— Begin —
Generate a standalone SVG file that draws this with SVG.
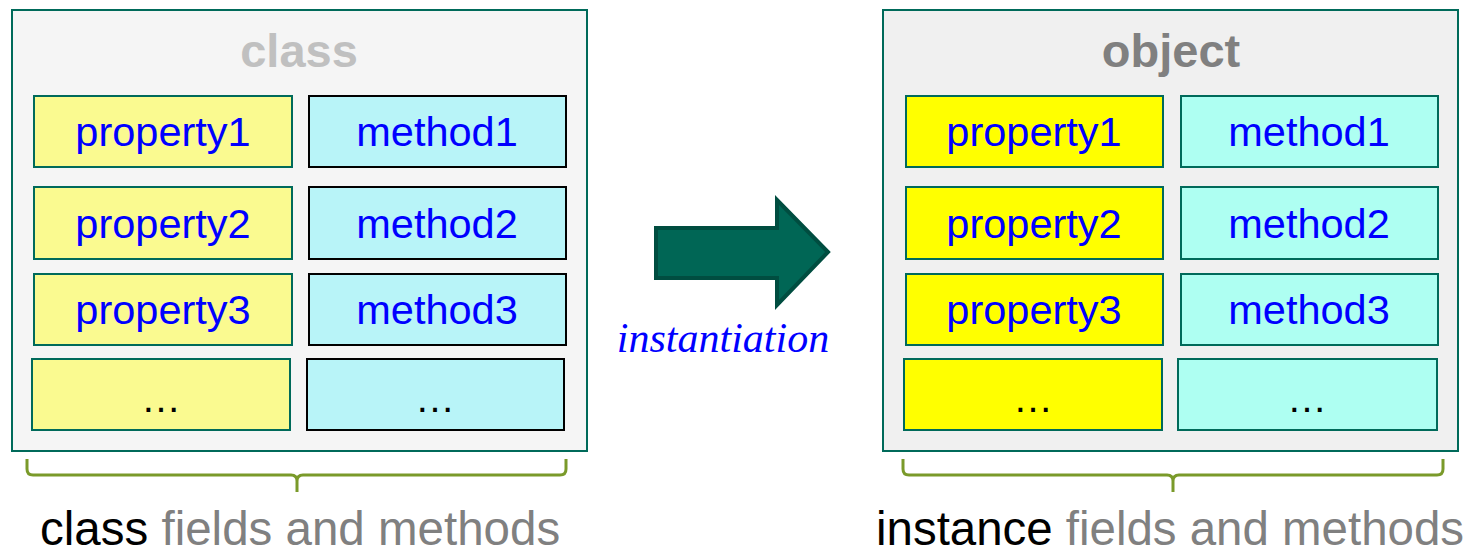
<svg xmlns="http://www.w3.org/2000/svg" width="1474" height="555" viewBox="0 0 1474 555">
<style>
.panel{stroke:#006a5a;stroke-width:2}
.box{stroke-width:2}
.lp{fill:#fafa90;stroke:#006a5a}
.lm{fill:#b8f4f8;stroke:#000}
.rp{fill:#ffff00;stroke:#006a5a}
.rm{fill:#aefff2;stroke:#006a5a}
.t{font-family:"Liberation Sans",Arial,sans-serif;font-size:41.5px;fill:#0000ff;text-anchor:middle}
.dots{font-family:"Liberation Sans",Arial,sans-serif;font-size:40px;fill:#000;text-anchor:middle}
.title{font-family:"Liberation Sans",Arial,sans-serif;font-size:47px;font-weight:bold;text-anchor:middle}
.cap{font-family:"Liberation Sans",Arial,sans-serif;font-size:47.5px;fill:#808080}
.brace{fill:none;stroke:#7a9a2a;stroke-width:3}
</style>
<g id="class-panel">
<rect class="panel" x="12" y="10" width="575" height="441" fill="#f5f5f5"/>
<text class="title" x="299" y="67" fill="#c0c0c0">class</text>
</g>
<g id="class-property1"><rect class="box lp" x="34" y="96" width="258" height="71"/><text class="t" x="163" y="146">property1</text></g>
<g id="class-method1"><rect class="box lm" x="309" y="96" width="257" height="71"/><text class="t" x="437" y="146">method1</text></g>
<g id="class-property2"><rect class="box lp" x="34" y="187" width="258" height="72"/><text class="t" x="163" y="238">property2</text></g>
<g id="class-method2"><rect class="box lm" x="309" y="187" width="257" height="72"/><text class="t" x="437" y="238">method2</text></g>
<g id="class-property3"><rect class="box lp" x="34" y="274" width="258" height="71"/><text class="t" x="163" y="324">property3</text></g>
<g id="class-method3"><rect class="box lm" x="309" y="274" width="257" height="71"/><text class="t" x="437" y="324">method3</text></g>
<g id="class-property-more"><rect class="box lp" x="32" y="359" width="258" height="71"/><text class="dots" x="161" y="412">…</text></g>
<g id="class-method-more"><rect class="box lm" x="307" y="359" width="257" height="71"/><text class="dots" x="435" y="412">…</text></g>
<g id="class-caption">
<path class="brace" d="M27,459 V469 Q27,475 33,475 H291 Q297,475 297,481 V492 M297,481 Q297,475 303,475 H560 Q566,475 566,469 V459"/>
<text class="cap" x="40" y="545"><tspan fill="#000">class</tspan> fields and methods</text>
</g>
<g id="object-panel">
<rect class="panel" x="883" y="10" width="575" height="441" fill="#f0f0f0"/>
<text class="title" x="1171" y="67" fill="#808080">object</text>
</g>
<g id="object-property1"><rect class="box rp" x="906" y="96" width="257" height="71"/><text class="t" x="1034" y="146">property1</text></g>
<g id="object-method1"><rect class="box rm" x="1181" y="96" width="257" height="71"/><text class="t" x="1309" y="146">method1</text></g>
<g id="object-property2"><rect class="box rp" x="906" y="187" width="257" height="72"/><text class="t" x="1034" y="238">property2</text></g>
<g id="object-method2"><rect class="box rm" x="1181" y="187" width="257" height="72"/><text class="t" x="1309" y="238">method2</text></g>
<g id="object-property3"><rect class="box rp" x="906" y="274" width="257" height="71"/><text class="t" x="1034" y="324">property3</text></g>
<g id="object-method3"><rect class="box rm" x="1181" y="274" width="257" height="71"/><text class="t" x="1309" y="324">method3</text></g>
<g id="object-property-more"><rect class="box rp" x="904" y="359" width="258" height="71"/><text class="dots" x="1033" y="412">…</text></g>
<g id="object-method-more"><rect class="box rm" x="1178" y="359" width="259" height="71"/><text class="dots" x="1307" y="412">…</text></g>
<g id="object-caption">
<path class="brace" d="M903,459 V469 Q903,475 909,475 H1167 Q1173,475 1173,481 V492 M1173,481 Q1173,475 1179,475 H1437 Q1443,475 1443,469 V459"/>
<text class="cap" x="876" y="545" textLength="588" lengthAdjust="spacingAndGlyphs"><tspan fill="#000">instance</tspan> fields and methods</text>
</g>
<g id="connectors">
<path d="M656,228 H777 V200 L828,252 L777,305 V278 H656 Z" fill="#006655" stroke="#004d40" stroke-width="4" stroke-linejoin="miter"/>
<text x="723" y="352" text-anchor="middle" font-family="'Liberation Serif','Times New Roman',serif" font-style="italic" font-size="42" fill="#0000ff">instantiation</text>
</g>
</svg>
— End —
### What to do
Leave out the pictures and reproduce the rest of the listing exactly.

### Response to the task
Generate a standalone SVG file that draws this with SVG.
<svg xmlns="http://www.w3.org/2000/svg" width="1474" height="555" viewBox="0 0 1474 555">
<style>
.panel{stroke:#006a5a;stroke-width:2}
.box{stroke-width:2}
.lp{fill:#fafa90;stroke:#006a5a}
.lm{fill:#b8f4f8;stroke:#000}
.rp{fill:#ffff00;stroke:#006a5a}
.rm{fill:#aefff2;stroke:#006a5a}
.t{font-family:"Liberation Sans",Arial,sans-serif;font-size:41.5px;fill:#0000ff;text-anchor:middle}
.dots{font-family:"Liberation Sans",Arial,sans-serif;font-size:40px;fill:#000;text-anchor:middle}
.title{font-family:"Liberation Sans",Arial,sans-serif;font-size:47px;font-weight:bold;text-anchor:middle}
.cap{font-family:"Liberation Sans",Arial,sans-serif;font-size:47.5px;fill:#808080}
.brace{fill:none;stroke:#7a9a2a;stroke-width:3}
</style>
<g id="class-panel">
<rect class="panel" x="12" y="10" width="575" height="441" fill="#f5f5f5"/>
<text class="title" x="299" y="67" fill="#c0c0c0">class</text>
</g>
<g id="class-property1"><rect class="box lp" x="34" y="96" width="258" height="71"/><text class="t" x="163" y="146">property1</text></g>
<g id="class-method1"><rect class="box lm" x="309" y="96" width="257" height="71"/><text class="t" x="437" y="146">method1</text></g>
<g id="class-property2"><rect class="box lp" x="34" y="187" width="258" height="72"/><text class="t" x="163" y="238">property2</text></g>
<g id="class-method2"><rect class="box lm" x="309" y="187" width="257" height="72"/><text class="t" x="437" y="238">method2</text></g>
<g id="class-property3"><rect class="box lp" x="34" y="274" width="258" height="71"/><text class="t" x="163" y="324">property3</text></g>
<g id="class-method3"><rect class="box lm" x="309" y="274" width="257" height="71"/><text class="t" x="437" y="324">method3</text></g>
<g id="class-property-more"><rect class="box lp" x="32" y="359" width="258" height="71"/><text class="dots" x="161" y="412">…</text></g>
<g id="class-method-more"><rect class="box lm" x="307" y="359" width="257" height="71"/><text class="dots" x="435" y="412">…</text></g>
<g id="class-caption">
<path class="brace" d="M27,459 V469 Q27,475 33,475 H291 Q297,475 297,481 V492 M297,481 Q297,475 303,475 H560 Q566,475 566,469 V459"/>
<text class="cap" x="40" y="545"><tspan fill="#000">class</tspan> fields and methods</text>
</g>
<g id="object-panel">
<rect class="panel" x="883" y="10" width="575" height="441" fill="#f0f0f0"/>
<text class="title" x="1171" y="67" fill="#808080">object</text>
</g>
<g id="object-property1"><rect class="box rp" x="906" y="96" width="257" height="71"/><text class="t" x="1034" y="146">property1</text></g>
<g id="object-method1"><rect class="box rm" x="1181" y="96" width="257" height="71"/><text class="t" x="1309" y="146">method1</text></g>
<g id="object-property2"><rect class="box rp" x="906" y="187" width="257" height="72"/><text class="t" x="1034" y="238">property2</text></g>
<g id="object-method2"><rect class="box rm" x="1181" y="187" width="257" height="72"/><text class="t" x="1309" y="238">method2</text></g>
<g id="object-property3"><rect class="box rp" x="906" y="274" width="257" height="71"/><text class="t" x="1034" y="324">property3</text></g>
<g id="object-method3"><rect class="box rm" x="1181" y="274" width="257" height="71"/><text class="t" x="1309" y="324">method3</text></g>
<g id="object-property-more"><rect class="box rp" x="904" y="359" width="258" height="71"/><text class="dots" x="1033" y="412">…</text></g>
<g id="object-method-more"><rect class="box rm" x="1178" y="359" width="259" height="71"/><text class="dots" x="1307" y="412">…</text></g>
<g id="object-caption">
<path class="brace" d="M903,459 V469 Q903,475 909,475 H1167 Q1173,475 1173,481 V492 M1173,481 Q1173,475 1179,475 H1437 Q1443,475 1443,469 V459"/>
<text class="cap" x="876" y="545" textLength="588" lengthAdjust="spacingAndGlyphs"><tspan fill="#000">instance</tspan> fields and methods</text>
</g>
<g id="connectors">
<path d="M656,228 H777 V200 L828,252 L777,305 V278 H656 Z" fill="#006655" stroke="#004d40" stroke-width="4" stroke-linejoin="miter"/>
<text x="723" y="352" text-anchor="middle" font-family="'Liberation Serif','Times New Roman',serif" font-style="italic" font-size="42" fill="#0000ff">instantiation</text>
</g>
</svg>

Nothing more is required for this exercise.